The United Nations Interim Administration Mission in Kosovo (UNMIK) has faced significant challenges over the past five months to its ability to perform the vast majority of its tasks after Kosovo’s declaration of independence from Serbia, Secretary-General Ban Ki-moon said today.
“These challenges have underscored the need to move forward with the reconfiguration of UNMIK,” Mr. Ban told the Security Council in his latest report on Kosovo, which the UN took over in 1999 after NATO forces drove out Yugoslav troops amid deadly fighting with the majority ethnic Albanian population there.

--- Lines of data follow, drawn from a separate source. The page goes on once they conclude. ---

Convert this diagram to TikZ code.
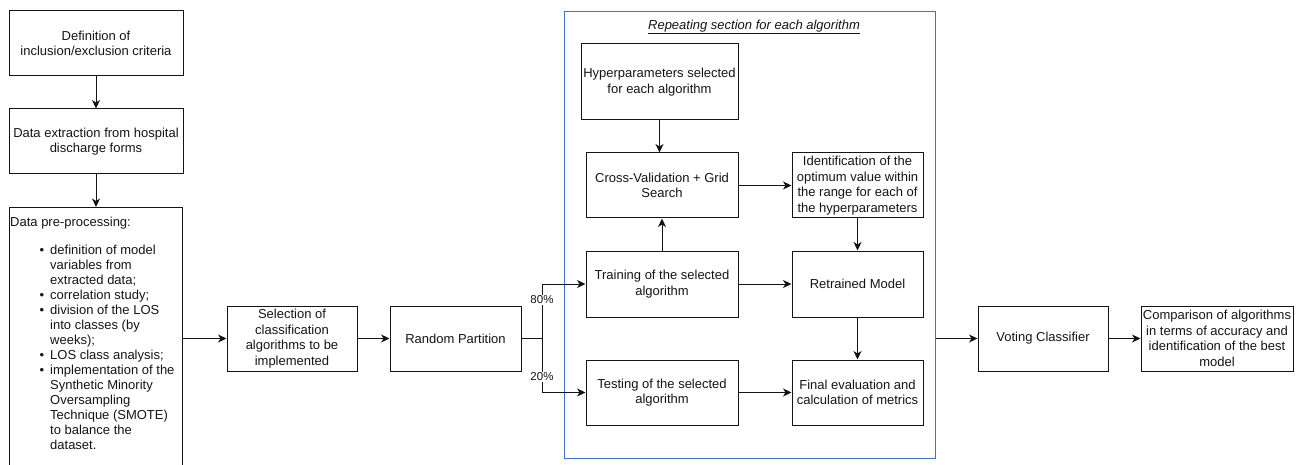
\documentclass[tikz,border=0pt]{standalone}
\usepackage{fontspec}
\setmainfont{Liberation Sans}
\usetikzlibrary{arrows.meta}
\definecolor{secblue}{RGB}{68,114,196}
\definecolor{ink}{RGB}{20,20,20}
\newcommand{\preitem}{\makebox[40pt][r]{\textbullet\hspace{6pt}}}
\newcommand{\precont}{\hspace*{40pt}}
\begin{document}
\begin{tikzpicture}[x=1pt,y=-1pt,
  box/.style={draw=ink, line width=1pt, align=center, inner sep=0pt, text=ink, font=\fontsize{13}{15.5}\selectfont},
  arr/.style={-{Stealth[length=8.5pt,width=8pt,inset=2.5pt]}, line width=1pt, draw=ink},
  lbl/.style={fill=white, inner sep=1pt, text=ink, font=\fontsize{11.5}{13}\selectfont}]
\path[use as bounding box, clip] (0,0) rectangle (1301,465);

% left column
\node[box, minimum width=174pt, minimum height=65pt] (def) at (96,43.5) {Definition of\\inclusion/exclusion criteria};
\node[box, minimum width=174pt, minimum height=65pt] (ext) at (96,141.5) {Data extraction from hospital\\discharge forms};
\node[draw=ink, line width=1pt, inner sep=0pt, minimum width=173pt, minimum height=268pt, anchor=north west] (pre) at (9,207) {};
\node[anchor=north west, align=left, inner sep=0pt, text=ink, font=\fontsize{13}{15}\selectfont] (pretext) at (10,217.2) {Data pre-processing:\\[12.5pt]
\preitem definition of model\\
\precont variables from\\
\precont extracted data;\\
\preitem correlation study;\\
\preitem division of the LOS\\
\precont into classes (by\\
\precont weeks);\\
\preitem LOS class analysis;\\
\preitem implementation of the\\
\precont Synthetic Minority\\
\precont Oversampling\\
\precont Technique (SMOTE)\\
\precont to balance the\\
\precont dataset.};

\node[box, minimum width=130pt, minimum height=65pt] (sel) at (292,338.5) {Selection of\\classification\\algorithms to be\\implemented};
\node[box, minimum width=131pt, minimum height=65pt] (rp) at (455.5,338.5) {Random Partition};

% repeating section
\node[draw=secblue, line width=1pt, inner sep=0pt, minimum width=371pt, minimum height=446pt] (sec) at (749.5,235) {};
\node[inner sep=0pt, text=ink, font=\fontsize{13}{15}\selectfont\itshape] (title) at (754,27) {\underline{Repeating section for each algorithm}};
\node[box, minimum width=157pt, minimum height=76pt] (hyp) at (659.5,82) {Hyperparameters selected\\for each algorithm};
\node[box, minimum width=152pt, minimum height=65pt] (cv) at (662,185.5) {Cross-Validation + Grid\\Search};
\node[box, minimum width=131pt, minimum height=65pt] (ident) at (857.5,185.5) {Identification of the\\optimum value within\\the range for each of\\the hyperparameters};
\node[box, minimum width=152pt, minimum height=66pt] (train) at (662,284) {Training of the selected\\algorithm};
\node[box, minimum width=131pt, minimum height=66pt] (retr) at (857.5,284) {Retrained Model};
\node[box, minimum width=152pt, minimum height=65pt] (test) at (662,392.5) {Testing of the selected\\algorithm};
\node[box, minimum width=131pt, minimum height=65pt] (final) at (857.5,392.5) {Final evaluation and\\calculation of metrics};

% right part
\node[box, minimum width=130pt, minimum height=65pt] (vote) at (1043,338.5) {Voting Classifier};
\node[box, minimum width=152pt, minimum height=65pt] (comp) at (1217,338.5) {Comparison of algorithms\\in terms of accuracy and\\identification of the best\\model};

% connectors
\draw[arr] (def) -- (ext);
\draw[arr] (ext) -- (ext.south |- pre.north);
\draw[arr] (pre.east |- sel.west) -- (sel.west);
\draw[arr] (sel) -- (rp);
\coordinate (split) at (542,338.5);
\draw[line width=1pt, draw=ink] (rp.east) -- (split);
\draw[arr] (split) |- (train.west);
\draw[arr] (split) |- (test.west);
\node[lbl] (l80) at (542,300) {80\%};
\node[lbl] (l20) at (542,377) {20\%};
\draw[arr] (hyp.south) -- (hyp.south |- cv.north);
\draw[arr] (train) -- (cv);
\draw[arr] (cv) -- (ident);
\draw[arr] (ident) -- (retr);
\draw[arr] (train) -- (retr);
\draw[arr] (retr) -- (final);
\draw[arr] (test) -- (final);
\draw[arr] (sec.east |- vote.west) -- (vote.west);
\draw[arr] (vote) -- (comp);
\end{tikzpicture}
\end{document}
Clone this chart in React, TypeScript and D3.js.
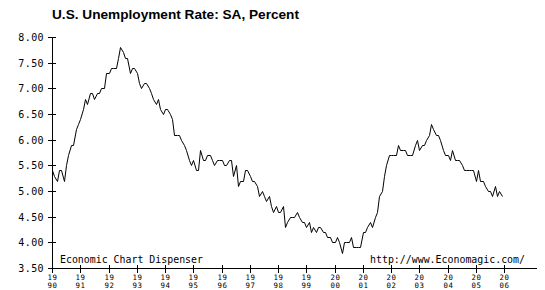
import React from "react";
import * as d3 from "d3";

// Monthly, seasonally adjusted, Jan 1990 – Dec 2005
const startYear = 1990;
const unemploymentRate: number[] = [
  5.4, 5.3, 5.2, 5.4, 5.4, 5.2, 5.5, 5.7, 5.9, 5.9, 6.2, 6.3, // 1990
  6.4, 6.6, 6.8, 6.7, 6.9, 6.9, 6.8, 6.9, 6.9, 7.0, 7.0, 7.3, // 1991
  7.3, 7.4, 7.4, 7.4, 7.6, 7.8, 7.7, 7.6, 7.6, 7.3, 7.4, 7.4, // 1992
  7.3, 7.1, 7.0, 7.1, 7.1, 7.0, 6.9, 6.8, 6.7, 6.8, 6.6, 6.5, // 1993
  6.6, 6.6, 6.5, 6.4, 6.1, 6.1, 6.1, 6.0, 5.9, 5.8, 5.6, 5.5, // 1994
  5.6, 5.4, 5.4, 5.8, 5.6, 5.6, 5.7, 5.7, 5.6, 5.5, 5.6, 5.6, // 1995
  5.6, 5.5, 5.5, 5.6, 5.6, 5.3, 5.5, 5.1, 5.2, 5.2, 5.4, 5.4, // 1996
  5.3, 5.2, 5.2, 5.1, 4.9, 5.0, 4.9, 4.8, 4.9, 4.7, 4.6, 4.7, // 1997
  4.6, 4.6, 4.7, 4.3, 4.4, 4.5, 4.5, 4.5, 4.6, 4.5, 4.4, 4.4, // 1998
  4.3, 4.4, 4.2, 4.3, 4.2, 4.3, 4.3, 4.2, 4.2, 4.1, 4.1, 4.0, // 1999
  4.0, 4.1, 4.0, 3.8, 4.0, 4.0, 4.0, 4.1, 3.9, 3.9, 3.9, 3.9, // 2000
  4.2, 4.2, 4.3, 4.4, 4.3, 4.5, 4.6, 4.9, 5.0, 5.3, 5.5, 5.7, // 2001
  5.7, 5.7, 5.7, 5.9, 5.8, 5.8, 5.8, 5.7, 5.7, 5.7, 5.9, 6.0, // 2002
  5.8, 5.9, 5.9, 6.0, 6.1, 6.3, 6.2, 6.1, 6.1, 6.0, 5.8, 5.7, // 2003
  5.7, 5.6, 5.8, 5.6, 5.6, 5.6, 5.5, 5.4, 5.4, 5.4, 5.4, 5.4, // 2004
  5.2, 5.4, 5.2, 5.2, 5.1, 5.0, 5.0, 4.9, 5.1, 4.9, 5.0, 4.9, // 2005
];

const yTickValues: number[] = [3.5, 4.0, 4.5, 5.0, 5.5, 6.0, 6.5, 7.0, 7.5, 8.0];
const xTickYears: number[] = [
  1990, 1991, 1992, 1993, 1994, 1995, 1996, 1997, 1998, 1999, 2000, 2001, 2002,
  2003, 2004, 2005, 2006,
];

const title = "U.S. Unemployment Rate: SA, Percent";
const leftNote = "Economic Chart Dispenser";
const rightNote = "http://www.Economagic.com/";

const W = 545;
const H = 290;

export default function App() {
  const x = d3.scaleLinear().domain([1990, 2006]).range([52, 504]);
  const y = d3.scaleLinear().domain([3.5, 8.0]).range([268, 37]);

  const pts: [number, number][] = unemploymentRate.map((v, i) => [
    startYear + i / 12,
    v,
  ]);
  const line = d3
    .line<[number, number]>()
    .x((d) => Math.round(x(d[0])) + 0.5)
    .y((d) => Math.round(y(d[1])) + 0.5);

  const mono = "'DejaVu Sans Mono', monospace";
  const axisX0 = 52.5;
  const axisY0 = 268.5;

  return (
    <svg
      width={W}
      height={H}
      style={{ position: "absolute", left: 0, top: 0, background: "#fff" }}
    >
      <rect x={0} y={0} width={W} height={H} fill="#fff" />
      <text
        x={52}
        y={18.5}
        fontFamily="'Liberation Sans', Arial, sans-serif"
        fontWeight="bold"
        fontSize={13.5}
        textLength={247}
        lengthAdjust="spacingAndGlyphs"
        fill="#000"
      >
        {title}
      </text>

      {/* y axis */}
      <line x1={axisX0} x2={axisX0} y1={37} y2={269} stroke="#000" strokeWidth={1} shapeRendering="crispEdges" />
      {yTickValues.map((t) => {
        const yy = Math.round(y(t)) + 0.5;
        return (
          <g key={t}>
            <line x1={48} x2={56} y1={yy} y2={yy} stroke="#000" strokeWidth={1} shapeRendering="crispEdges" />
            <text
              x={44}
              y={yy + 3.5}
              textAnchor="end"
              fontFamily={mono}
              fontSize={10}
              letterSpacing={0.4}
              fill="#000"
            >
              {t.toFixed(2)}
            </text>
          </g>
        );
      })}

      {/* x axis */}
      <line x1={52} x2={537} y1={axisY0} y2={axisY0} stroke="#000" strokeWidth={1} shapeRendering="crispEdges" />
      {xTickYears.map((yr) => {
        const xx = Math.round(x(yr)) + 0.5;
        const s = String(yr);
        return (
          <g key={yr}>
            <line x1={xx} x2={xx} y1={265} y2={273} stroke="#000" strokeWidth={1} shapeRendering="crispEdges" />
            <text x={xx} y={279.8} textAnchor="middle" fontFamily={mono} fontSize={7.4} letterSpacing={0.6} fill="#000">
              {s.slice(0, 2)}
            </text>
            <text x={xx} y={288.3} textAnchor="middle" fontFamily={mono} fontSize={7.4} letterSpacing={0.6} fill="#000">
              {s.slice(2)}
            </text>
          </g>
        );
      })}

      {/* data line */}
      <path d={line(pts) || ""} fill="none" stroke="#000" strokeWidth={1} />

      <text x={60} y={262.5} fontFamily={mono} fontSize={10} fill="#000" textLength={143} lengthAdjust="spacingAndGlyphs">
        {leftNote}
      </text>
      <text x={370} y={262.5} fontFamily={mono} fontSize={10} fill="#000" textLength={155} lengthAdjust="spacingAndGlyphs">
        {rightNote}
      </text>
    </svg>
  );
}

The UN is neutral on the question of the status of Kosovo, which proclaimed independence in February this year in a move that Serbia rejects, and Mr. Ban has called for the reconfiguration in response to the “profoundly changed reality” on the ground.

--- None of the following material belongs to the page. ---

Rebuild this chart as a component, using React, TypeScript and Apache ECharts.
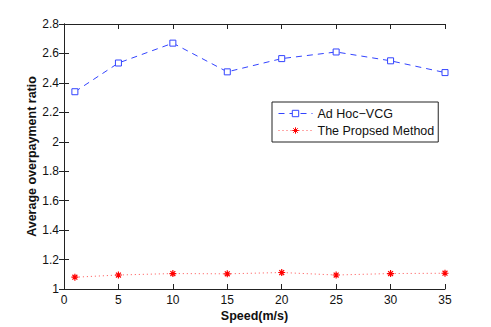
import React, { useEffect, useRef } from "react";
import * as echarts from "echarts";

const speeds = [1, 5, 10, 15, 20, 25, 30, 35];
const adHocVcg = [2.34, 2.535, 2.67, 2.475, 2.565, 2.61, 2.55, 2.47];
const proposed = [1.08, 1.095, 1.105, 1.103, 1.112, 1.095, 1.105, 1.107];
const seriesNames = ["Ad Hoc\u2212VCG", "The Propsed Method"];
const xLabel = "Speed(m/s)";
const yLabel = "Average overpayment ratio";

const asterisk =
  "path://M5,0 L5,10 M0,5 L10,5 M1.5,1.5 L8.5,8.5 M1.5,8.5 L8.5,1.5";

export default function App() {
  const ref = useRef<HTMLDivElement>(null);
  useEffect(() => {
    document.body.style.margin = "0";
    const chart = echarts.init(ref.current!, null, { renderer: "svg" });
    const font = "'Liberation Sans', Arial, sans-serif";
    const axisLine = { show: true, lineStyle: { color: "#222", width: 1 } };
    const tick = { show: true, inside: true, length: 5, lineStyle: { color: "#222" } };
    chart.setOption({
      animation: false,
      backgroundColor: "#fff",
      textStyle: { fontFamily: font },
      grid: { left: 64, right: 46, top: 24, bottom: 38, containLabel: false },
      legend: {
        orient: "vertical",
        left: 272,
        top: 102,
        padding: [5, 4, 5, 6],
        itemGap: 4,
        itemWidth: 34,
        itemHeight: 8,
        borderColor: "#222",
        borderWidth: 1,
        backgroundColor: "#fff",
        textStyle: { fontSize: 12.5, color: "#111", fontFamily: font },
        data: seriesNames,
        lineStyle: { width: 1 },
        itemStyle: { borderWidth: 1 },
      },
      xAxis: [
        {
          type: "value",
          min: 0,
          max: 35,
          interval: 5,
          name: xLabel,
          nameLocation: "middle",
          nameGap: 20,
          nameMoveOverlap: false,
          nameTextStyle: { fontWeight: "bold", fontSize: 12.5, color: "#111" },
          axisLine,
          axisTick: tick,
          axisLabel: { fontSize: 12, color: "#111", margin: 5 },
          splitLine: { show: false },
        },
        {
          type: "value",
          position: "top",
          min: 0,
          max: 35,
          interval: 5,
          axisLine,
          axisTick: tick,
          axisLabel: { show: false },
          splitLine: { show: false },
        },
      ],
      yAxis: [
        {
          type: "value",
          min: 1,
          max: 2.8,
          interval: 0.2,
          name: yLabel,
          nameLocation: "middle",
          nameGap: 26,
          nameMoveOverlap: false,
          nameTextStyle: { fontWeight: "bold", fontSize: 12.5, color: "#111" },
          axisLine,
          axisTick: tick,
          axisLabel: {
            fontSize: 12,
            color: "#111",
            margin: 5,
            formatter: (v: number) => String(Math.round(v * 10) / 10),
          },
          splitLine: { show: false },
        },
        {
          type: "value",
          position: "right",
          min: 1,
          max: 2.8,
          interval: 0.2,
          axisLine,
          axisTick: tick,
          axisLabel: { show: false },
          splitLine: { show: false },
        },
      ],
      series: [
        {
          name: seriesNames[0],
          type: "line",
          data: speeds.map((s, i) => [s, adHocVcg[i]]),
          symbol: "rect",
          symbolSize: 6,
          itemStyle: { color: "#fff", borderColor: "#3344ff", borderWidth: 1 },
          lineStyle: { color: "#3344ff", width: 1, type: [6, 5] },
        },
        {
          name: seriesNames[1],
          type: "line",
          data: speeds.map((s, i) => [s, proposed[i]]),
          symbol: asterisk,
          symbolSize: 7,
          itemStyle: { color: "#ff0000", borderColor: "#ff0000", borderWidth: 1.2 },
          lineStyle: { color: "#ff5050", width: 1, type: [1, 3] },
        },
      ],
    });
    return () => chart.dispose();
  }, []);
  return <div ref={ref} style={{ width: 491, height: 327 }} />;
}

“As anticipated, UNMIK has faced significant challenges to its ability to perform the vast majority of its tasks as an interim administration, including in the areas of civil administration and economic governance and in other areas where new institutions are being created and new roles assumed by the Kosovo authorities under the constitution [they adopted],” he writes.
“The reconfiguration is both timely and necessary and is being accelerated in order to adapt fully to the prevailing circumstances on the ground. It is taking place in a transparent manner with respect to all stakeholders and is consistent with the United Nations position of strict neutrality on the question of Kosovo’s status,” he adds.
He notes the European Union’s preparations to undertake an enhanced operational role with its EULEX mission on the rule of law, and says his Special Representative for Kosovo Lamberto Zannier is facilitating its deployment, which will be carried out in close consultation with relevant stakeholders and coordinated with UNMIK.
EULEX, which will report regularly to the UN, will operate under the overall authority and within the status-neutral framework of the UN, focusing particularly on the areas of international policing, justice and customs.
Mr. Zannier has been in regular contact with the Serbian Government which has accepted these arrangements, while the authorities in Pristina, Kosovo’s capital, reject them, favour the quick deployment of EULEX and pledge to cooperate with it in accordance with the mandate foreseen for it in Kosovo’s declaration of independence, its constitution and its legislation.
But Mr. Ban says he is “encouraged” by Pristina’s indication that “it is willing to cooperate with EULEX and, inter alia, the European Union and NATO.”